Hoewel een grondige analyse na het Verdrag van Amsterdam pas naar aanleiding van de indiening van het wetsontwerp ter goedkeuring van het Verdrag zal plaatshebben, is het adviescomité van mening dat het Parlement nu reeds, met het oog op het vervolg van de werkzaamheden tijdens het Luxemburgse voorzitterschap, een politiek signaal moet geven aan de regering.

Het is verheugend vast te stellen dat België op een actieve wijze de realisatie van de doelstellingen van de IGC heeft nagestreefd.
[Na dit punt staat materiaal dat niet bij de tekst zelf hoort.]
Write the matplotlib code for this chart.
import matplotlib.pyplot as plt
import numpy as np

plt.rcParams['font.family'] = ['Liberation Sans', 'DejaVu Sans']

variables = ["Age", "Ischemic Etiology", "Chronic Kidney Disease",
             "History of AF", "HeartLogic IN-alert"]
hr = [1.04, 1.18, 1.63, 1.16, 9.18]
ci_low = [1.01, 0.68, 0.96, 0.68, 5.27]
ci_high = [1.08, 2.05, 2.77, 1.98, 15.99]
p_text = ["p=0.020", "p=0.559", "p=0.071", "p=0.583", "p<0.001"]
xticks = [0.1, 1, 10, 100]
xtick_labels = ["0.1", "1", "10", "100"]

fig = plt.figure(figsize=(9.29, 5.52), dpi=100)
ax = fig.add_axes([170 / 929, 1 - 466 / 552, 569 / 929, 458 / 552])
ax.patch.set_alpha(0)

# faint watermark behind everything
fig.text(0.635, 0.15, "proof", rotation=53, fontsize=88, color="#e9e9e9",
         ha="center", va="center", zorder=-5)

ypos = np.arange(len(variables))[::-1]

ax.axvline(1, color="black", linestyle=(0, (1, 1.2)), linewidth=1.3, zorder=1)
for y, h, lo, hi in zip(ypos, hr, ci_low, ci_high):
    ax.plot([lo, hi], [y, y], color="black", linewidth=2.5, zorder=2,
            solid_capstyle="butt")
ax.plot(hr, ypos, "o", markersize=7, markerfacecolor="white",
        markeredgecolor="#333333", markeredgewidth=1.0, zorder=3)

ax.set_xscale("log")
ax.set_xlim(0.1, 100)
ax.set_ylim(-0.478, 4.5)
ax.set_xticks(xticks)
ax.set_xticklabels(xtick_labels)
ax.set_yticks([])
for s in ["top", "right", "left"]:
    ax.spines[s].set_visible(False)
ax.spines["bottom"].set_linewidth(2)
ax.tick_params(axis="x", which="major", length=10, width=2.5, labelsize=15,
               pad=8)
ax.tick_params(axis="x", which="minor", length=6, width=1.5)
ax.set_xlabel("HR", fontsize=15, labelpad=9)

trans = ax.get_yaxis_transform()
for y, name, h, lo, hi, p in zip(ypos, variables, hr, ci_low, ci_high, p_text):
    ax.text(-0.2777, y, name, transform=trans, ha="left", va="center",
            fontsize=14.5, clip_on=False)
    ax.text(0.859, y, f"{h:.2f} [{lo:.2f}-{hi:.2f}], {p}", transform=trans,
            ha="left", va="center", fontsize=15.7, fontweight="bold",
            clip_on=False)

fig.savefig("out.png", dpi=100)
Het werk is echter nog niet af en wij verwachten dan ook van de regering dat zij verder ijvert voor een significante verdieping van de Europese constructie.
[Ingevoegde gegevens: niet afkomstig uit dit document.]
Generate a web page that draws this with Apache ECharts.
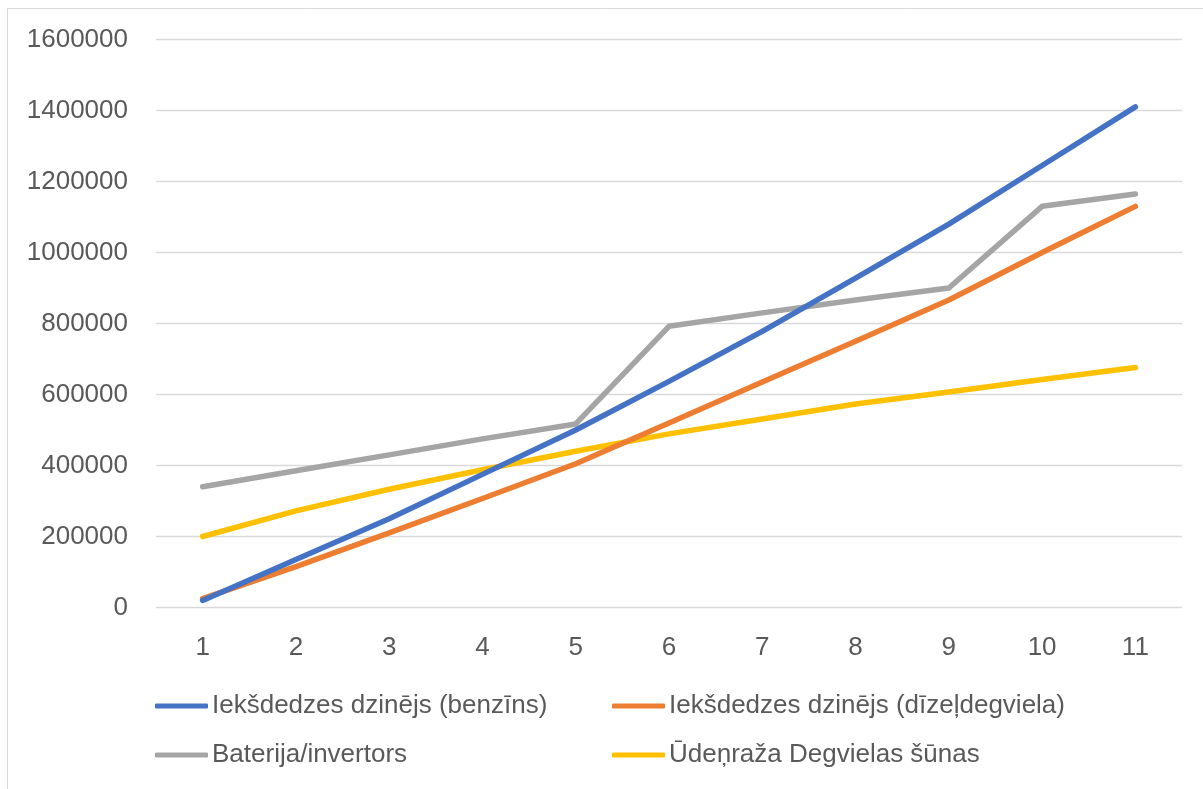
<!DOCTYPE html>
<html>
<head>
<meta charset="utf-8">
<script src="https://cdn.jsdelivr.net/npm/echarts@6/dist/echarts.min.js"></script>
<style>
  html, body { margin: 0; padding: 0; background: #ffffff; }
  #chart { width: 1203px; height: 789px; }
</style>
</head>
<body>
<div id="chart"></div>
<script>
// Categories (x axis) and series values
const categories = ['1', '2', '3', '4', '5', '6', '7', '8', '9', '10', '11'];

const seriesNames = [
  'Iekšdedzes dzinējs (benzīns)',
  'Iekšdedzes dzinējs (dīzeļdegviela)',
  'Baterija/invertors',
  'Ūdeņraža Degvielas šūnas'
];

const benzins = [20000, 135000, 250000, 375000, 500000, 637000, 778000, 928000, 1080000, 1245000, 1410000];
const dizelis = [25000, 115000, 210000, 307000, 405000, 520000, 635000, 750000, 866000, 1000000, 1130000];
const baterija = [340000, 385000, 430000, 475000, 517000, 792000, 830000, 866000, 900000, 1130000, 1165000];
const udenradis = [200000, 272000, 333000, 388000, 440000, 489000, 531000, 573000, 607000, 642000, 676000];

const yTicks = { min: 0, max: 1600000, interval: 200000 };

const colors = ['#4472C4', '#ED7D31', '#A5A5A5', '#FFC000'];
const values = [benzins, dizelis, baterija, udenradis];

const FONT = '"Liberation Sans", Arial, sans-serif';
const TEXT = '#595959';

const chart = echarts.init(document.getElementById('chart'), null, { renderer: 'canvas' });

function legendAt(name, left, top) {
  return {
    data: [name],
    left: left,
    top: top,
    icon: 'roundRect',
    itemWidth: 53,
    itemHeight: 5,
    padding: 0,
    selectedMode: false,
    textStyle: { fontFamily: FONT, fontSize: 26, color: TEXT, padding: [0, 0, 0, -1] }
  };
}

chart.setOption({
  animation: false,
  backgroundColor: '#ffffff',
  color: colors,
  graphic: [{
    type: 'rect',
    shape: { x: 7.5, y: 8.5, width: 1400, height: 1000 },
    style: { fill: 'none', stroke: '#d9d9d9', lineWidth: 1 },
    silent: true
  }],
  grid: { left: 156, right: 21, top: 39.5, bottom: 181.5, containLabel: false },
  legend: [
    legendAt(seriesNames[0], 155, 693),
    legendAt(seriesNames[1], 612, 693),
    legendAt(seriesNames[2], 155, 742),
    legendAt(seriesNames[3], 612, 742)
  ],
  xAxis: {
    type: 'category',
    data: categories,
    boundaryGap: true,
    axisLine: { show: false },
    axisTick: { show: false },
    axisLabel: { color: TEXT, fontFamily: FONT, fontSize: 26, margin: 27 }
  },
  yAxis: {
    type: 'value',
    min: yTicks.min,
    max: yTicks.max,
    interval: yTicks.interval,
    axisLine: { show: false },
    axisTick: { show: false },
    splitLine: { lineStyle: { color: '#d9d9d9', width: 1.3 } },
    axisLabel: {
      color: TEXT, fontFamily: FONT, fontSize: 26, margin: 28,
      formatter: (v) => String(v)
    }
  },
  series: seriesNames.map((name, i) => ({
    name: name,
    type: 'line',
    data: values[i],
    showSymbol: false,
    symbol: 'none',
    lineStyle: { width: 5.5, color: colors[i], cap: 'round', join: 'round' },
    itemStyle: { color: colors[i] },
    z: 2 + (3 - i)
  }))
});
</script>
</body>
</html>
Meer in het bijzonder vragen wij aan de regering om op institutioneel vlak te eisen dat de Europese instellingen, vóór enige uitbreiding, eerst worden verdiept, waarbij de veralgemening van de stemming met gekwalificeerde meerderheid, prioritair is; te ijveren voor een ruimere bevoegdheid voor het Europees Parlement, met een uitbreiding van de beslissingsprocedure tot alle wetgevende handelingen; erop toe te zien dat de bevoegdheden van de voorzitter van de Europese Commissie worden versterkt; te ijveren voor het behoud van één lid per Lid-Staat in de Europese Commissie.

Op het vlak van de werkgelegenheid vragen wij actieprogramma's voor te stellen in het kader van de komende top over de werkgelegenheid, gepland te Luxemburg; er voortdurend op toe te zien dat de maatregelen ter bevordering van de werkgelegenheid ook werkelijk worden uitgevoerd.

Op economisch en monetair vlak vragen wij de coördinatie van het economisch beleid fors te versterken, meer bepaald op fiscaal en sociaal vlak; een versterkte samenwerking op het getouw te zetten precies op de domeinen van de mededinging, de fiscaliteit en de sociale aangelegenheden, met de landen die willen deelnemen aan de Economische en Monetaire Unie; na te denken over de relatie tussen de landen die lid zullen zijn van de EMU en deze die later zullen toetreden; erover te waken dat een democratische controle mogelijk is van de instellingen die belast zijn met het opstarten van de EMU.